____ Extracted entries

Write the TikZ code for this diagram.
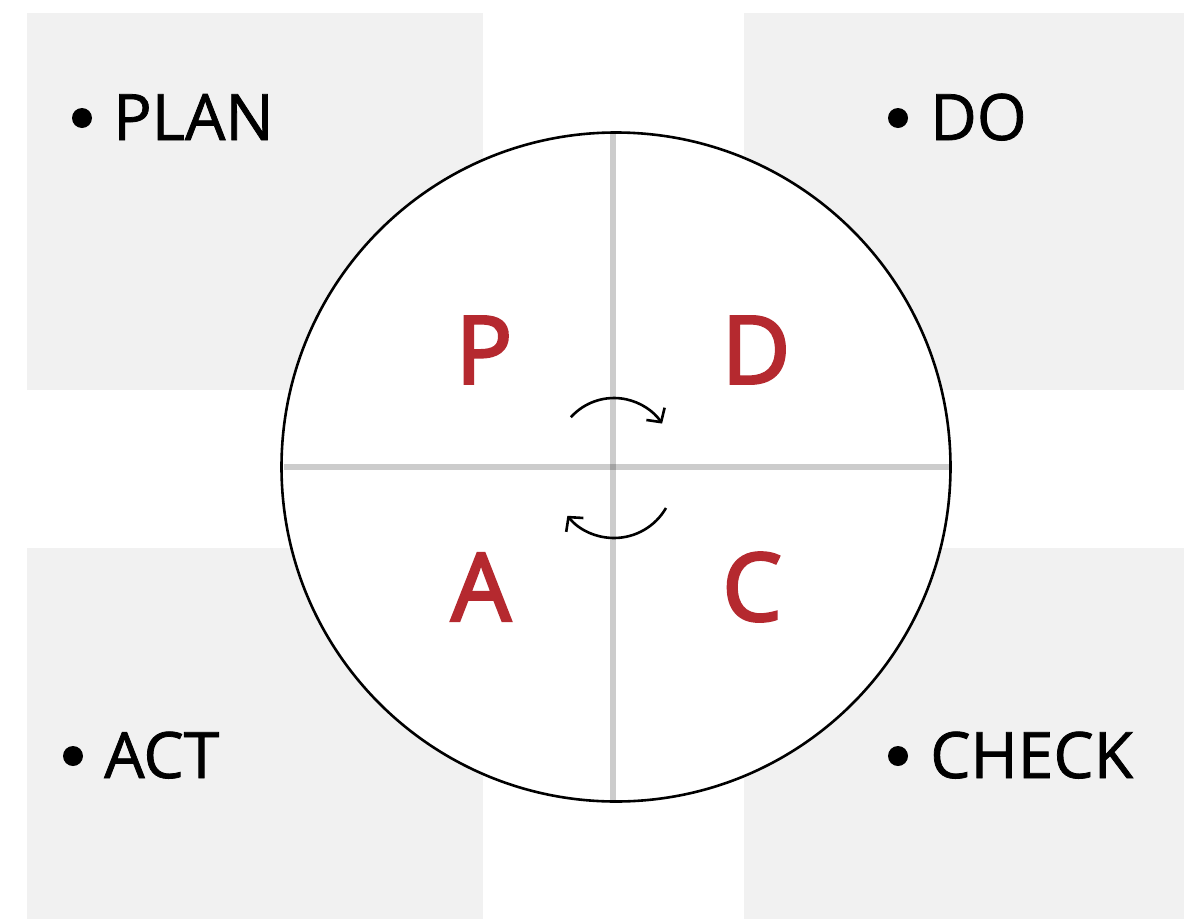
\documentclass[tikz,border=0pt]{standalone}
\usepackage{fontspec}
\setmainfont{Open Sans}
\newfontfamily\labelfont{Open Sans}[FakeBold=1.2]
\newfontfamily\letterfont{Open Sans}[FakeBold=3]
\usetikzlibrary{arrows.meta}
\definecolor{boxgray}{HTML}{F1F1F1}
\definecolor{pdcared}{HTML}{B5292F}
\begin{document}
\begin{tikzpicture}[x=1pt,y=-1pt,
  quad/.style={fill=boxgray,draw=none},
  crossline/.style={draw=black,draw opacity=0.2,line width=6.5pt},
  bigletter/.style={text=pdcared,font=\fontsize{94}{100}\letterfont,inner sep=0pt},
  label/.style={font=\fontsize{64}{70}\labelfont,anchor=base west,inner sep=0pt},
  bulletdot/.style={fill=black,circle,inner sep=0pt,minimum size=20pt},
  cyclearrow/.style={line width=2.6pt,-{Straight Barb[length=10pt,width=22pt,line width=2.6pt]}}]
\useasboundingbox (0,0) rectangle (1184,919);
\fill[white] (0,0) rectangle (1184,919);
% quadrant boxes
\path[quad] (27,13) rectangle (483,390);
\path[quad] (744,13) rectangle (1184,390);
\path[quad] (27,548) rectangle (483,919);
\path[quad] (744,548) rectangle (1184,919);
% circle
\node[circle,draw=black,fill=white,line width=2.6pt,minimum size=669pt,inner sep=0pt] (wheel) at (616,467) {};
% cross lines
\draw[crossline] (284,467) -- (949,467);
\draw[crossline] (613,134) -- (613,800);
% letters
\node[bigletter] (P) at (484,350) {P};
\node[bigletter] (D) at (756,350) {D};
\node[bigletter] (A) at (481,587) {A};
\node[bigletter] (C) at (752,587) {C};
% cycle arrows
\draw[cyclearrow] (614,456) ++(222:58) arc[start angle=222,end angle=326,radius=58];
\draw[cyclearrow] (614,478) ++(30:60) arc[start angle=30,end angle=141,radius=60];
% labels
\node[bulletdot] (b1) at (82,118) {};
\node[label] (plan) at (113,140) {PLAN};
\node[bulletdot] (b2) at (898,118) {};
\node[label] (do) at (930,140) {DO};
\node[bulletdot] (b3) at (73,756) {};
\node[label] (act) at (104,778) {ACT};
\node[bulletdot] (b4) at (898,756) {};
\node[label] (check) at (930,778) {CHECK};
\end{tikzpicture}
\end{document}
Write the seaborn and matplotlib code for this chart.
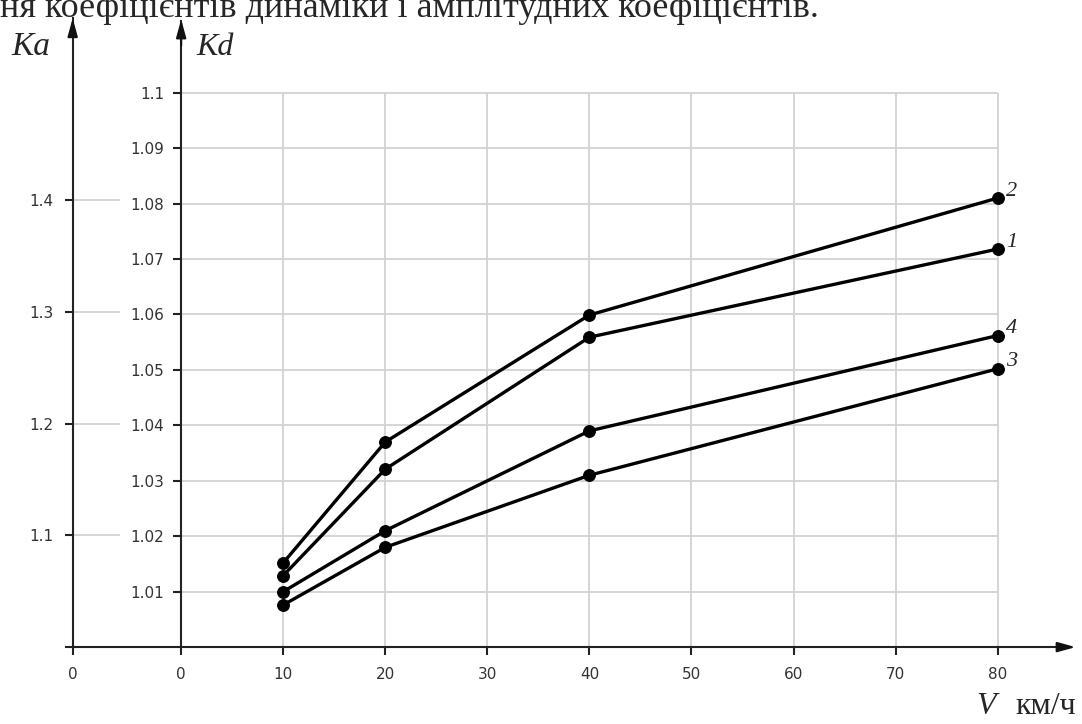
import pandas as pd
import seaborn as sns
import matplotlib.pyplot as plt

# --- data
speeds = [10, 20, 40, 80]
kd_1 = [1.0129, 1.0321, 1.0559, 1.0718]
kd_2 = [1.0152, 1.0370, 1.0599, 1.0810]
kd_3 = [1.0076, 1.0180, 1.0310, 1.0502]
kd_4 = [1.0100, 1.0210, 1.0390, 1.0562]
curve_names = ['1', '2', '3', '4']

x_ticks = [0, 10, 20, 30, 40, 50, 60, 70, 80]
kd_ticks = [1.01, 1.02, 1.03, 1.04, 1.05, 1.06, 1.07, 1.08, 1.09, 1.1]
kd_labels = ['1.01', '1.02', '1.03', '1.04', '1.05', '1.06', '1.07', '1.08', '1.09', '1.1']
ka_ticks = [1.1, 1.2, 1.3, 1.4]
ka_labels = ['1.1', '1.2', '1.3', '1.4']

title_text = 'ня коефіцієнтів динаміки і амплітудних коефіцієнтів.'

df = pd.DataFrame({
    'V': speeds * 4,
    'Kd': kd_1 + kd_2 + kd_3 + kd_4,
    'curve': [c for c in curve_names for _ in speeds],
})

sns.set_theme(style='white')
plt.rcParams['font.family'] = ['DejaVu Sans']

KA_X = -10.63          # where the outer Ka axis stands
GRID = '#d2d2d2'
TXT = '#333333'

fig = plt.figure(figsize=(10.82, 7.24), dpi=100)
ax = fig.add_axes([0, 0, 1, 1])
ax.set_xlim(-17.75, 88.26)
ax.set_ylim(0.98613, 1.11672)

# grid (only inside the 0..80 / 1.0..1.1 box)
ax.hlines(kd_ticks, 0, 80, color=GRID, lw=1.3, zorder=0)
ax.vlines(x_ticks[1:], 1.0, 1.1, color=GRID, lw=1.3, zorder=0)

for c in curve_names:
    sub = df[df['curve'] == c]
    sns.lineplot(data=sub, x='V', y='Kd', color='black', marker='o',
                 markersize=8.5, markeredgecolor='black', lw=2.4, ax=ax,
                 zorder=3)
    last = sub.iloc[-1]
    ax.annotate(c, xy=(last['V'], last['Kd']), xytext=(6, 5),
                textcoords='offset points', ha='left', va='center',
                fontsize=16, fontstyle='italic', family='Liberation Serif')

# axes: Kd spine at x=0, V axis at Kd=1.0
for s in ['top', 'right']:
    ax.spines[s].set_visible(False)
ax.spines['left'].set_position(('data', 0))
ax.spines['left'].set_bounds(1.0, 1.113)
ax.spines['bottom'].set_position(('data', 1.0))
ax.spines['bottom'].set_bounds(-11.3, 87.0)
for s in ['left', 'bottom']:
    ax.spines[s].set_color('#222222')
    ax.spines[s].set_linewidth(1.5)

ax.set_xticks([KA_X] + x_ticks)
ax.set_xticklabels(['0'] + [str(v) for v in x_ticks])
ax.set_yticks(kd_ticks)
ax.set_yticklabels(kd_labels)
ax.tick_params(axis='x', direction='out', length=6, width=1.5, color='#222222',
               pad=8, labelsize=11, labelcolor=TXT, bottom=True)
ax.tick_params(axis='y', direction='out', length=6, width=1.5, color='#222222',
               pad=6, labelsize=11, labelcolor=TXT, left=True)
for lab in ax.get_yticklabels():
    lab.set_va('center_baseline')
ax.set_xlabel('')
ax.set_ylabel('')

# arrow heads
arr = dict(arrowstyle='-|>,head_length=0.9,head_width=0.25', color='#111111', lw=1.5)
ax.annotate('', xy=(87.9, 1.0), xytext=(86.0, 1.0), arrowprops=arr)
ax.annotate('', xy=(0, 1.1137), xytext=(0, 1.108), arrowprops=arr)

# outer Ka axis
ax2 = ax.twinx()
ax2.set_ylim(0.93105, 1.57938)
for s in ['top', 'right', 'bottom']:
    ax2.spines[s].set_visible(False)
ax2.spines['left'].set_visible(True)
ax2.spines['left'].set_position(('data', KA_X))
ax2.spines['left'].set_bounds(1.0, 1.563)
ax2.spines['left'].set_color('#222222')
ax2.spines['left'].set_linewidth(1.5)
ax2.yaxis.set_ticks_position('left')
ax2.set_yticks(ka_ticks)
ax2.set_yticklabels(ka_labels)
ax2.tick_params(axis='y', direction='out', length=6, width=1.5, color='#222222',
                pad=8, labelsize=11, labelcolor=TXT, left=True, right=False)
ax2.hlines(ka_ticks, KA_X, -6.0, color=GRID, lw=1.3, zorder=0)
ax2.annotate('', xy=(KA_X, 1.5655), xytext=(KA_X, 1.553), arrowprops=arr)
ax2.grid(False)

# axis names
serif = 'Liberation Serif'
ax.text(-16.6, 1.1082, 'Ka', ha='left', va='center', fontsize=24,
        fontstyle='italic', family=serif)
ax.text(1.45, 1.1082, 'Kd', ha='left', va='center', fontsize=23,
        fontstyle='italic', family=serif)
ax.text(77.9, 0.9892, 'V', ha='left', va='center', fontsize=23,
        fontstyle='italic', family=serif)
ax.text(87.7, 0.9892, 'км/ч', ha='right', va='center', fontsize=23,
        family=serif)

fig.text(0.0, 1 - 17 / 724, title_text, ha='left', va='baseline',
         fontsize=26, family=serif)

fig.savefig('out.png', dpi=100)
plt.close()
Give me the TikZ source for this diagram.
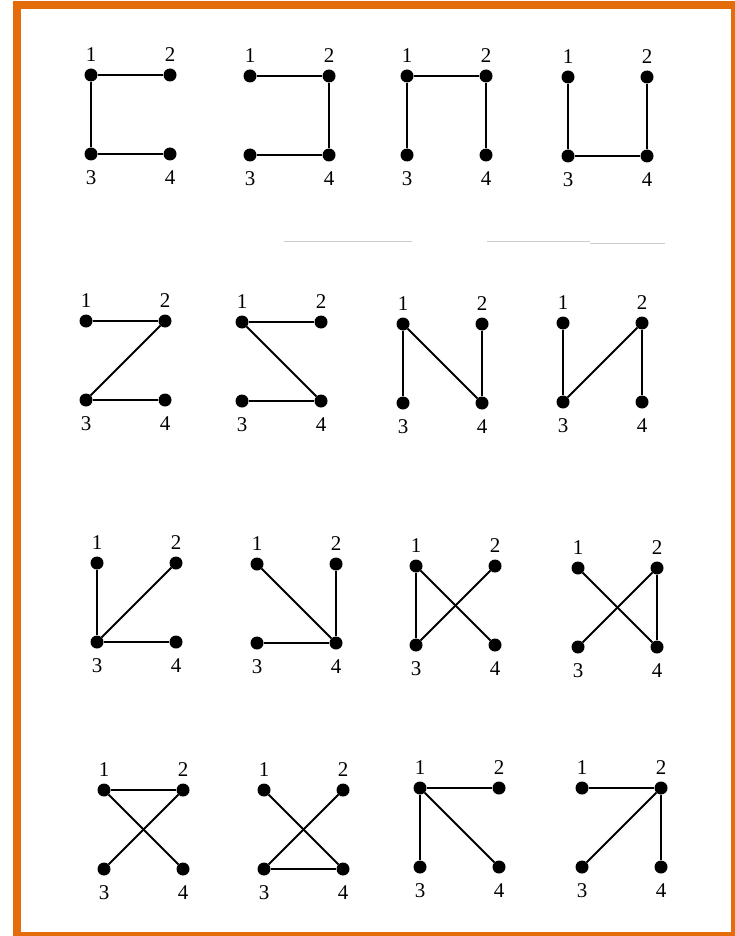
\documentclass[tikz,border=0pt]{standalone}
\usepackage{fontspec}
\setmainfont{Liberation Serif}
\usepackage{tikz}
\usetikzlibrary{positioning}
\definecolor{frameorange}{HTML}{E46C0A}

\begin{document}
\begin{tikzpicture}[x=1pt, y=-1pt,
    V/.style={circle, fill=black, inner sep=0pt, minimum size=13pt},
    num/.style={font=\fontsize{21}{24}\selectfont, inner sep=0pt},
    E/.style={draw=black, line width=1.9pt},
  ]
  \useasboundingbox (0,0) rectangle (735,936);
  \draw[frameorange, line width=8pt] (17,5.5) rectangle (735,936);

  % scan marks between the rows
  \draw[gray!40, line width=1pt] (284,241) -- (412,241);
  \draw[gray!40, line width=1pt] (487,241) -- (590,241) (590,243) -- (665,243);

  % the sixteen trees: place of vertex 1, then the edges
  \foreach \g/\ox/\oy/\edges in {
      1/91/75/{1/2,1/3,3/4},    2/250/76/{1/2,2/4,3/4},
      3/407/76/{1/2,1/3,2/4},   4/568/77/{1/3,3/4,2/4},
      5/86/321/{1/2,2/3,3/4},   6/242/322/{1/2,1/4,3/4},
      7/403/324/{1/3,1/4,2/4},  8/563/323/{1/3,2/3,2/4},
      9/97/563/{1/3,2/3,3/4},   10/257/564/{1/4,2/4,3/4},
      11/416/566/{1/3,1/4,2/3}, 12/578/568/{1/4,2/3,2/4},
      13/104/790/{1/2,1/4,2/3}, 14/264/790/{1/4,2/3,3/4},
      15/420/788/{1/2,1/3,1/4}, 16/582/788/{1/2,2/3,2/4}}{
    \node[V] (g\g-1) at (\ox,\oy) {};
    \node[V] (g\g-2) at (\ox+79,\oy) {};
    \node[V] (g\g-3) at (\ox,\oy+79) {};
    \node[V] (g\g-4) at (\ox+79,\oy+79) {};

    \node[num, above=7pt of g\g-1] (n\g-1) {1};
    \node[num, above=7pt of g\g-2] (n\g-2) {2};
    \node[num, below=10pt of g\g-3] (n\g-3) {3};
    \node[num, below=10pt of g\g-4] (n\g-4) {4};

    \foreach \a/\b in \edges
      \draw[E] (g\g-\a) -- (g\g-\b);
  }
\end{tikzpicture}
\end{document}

________

Given task: In the listing above, count each line that holds the string "Write". Give the number only.

Finished exercise: 2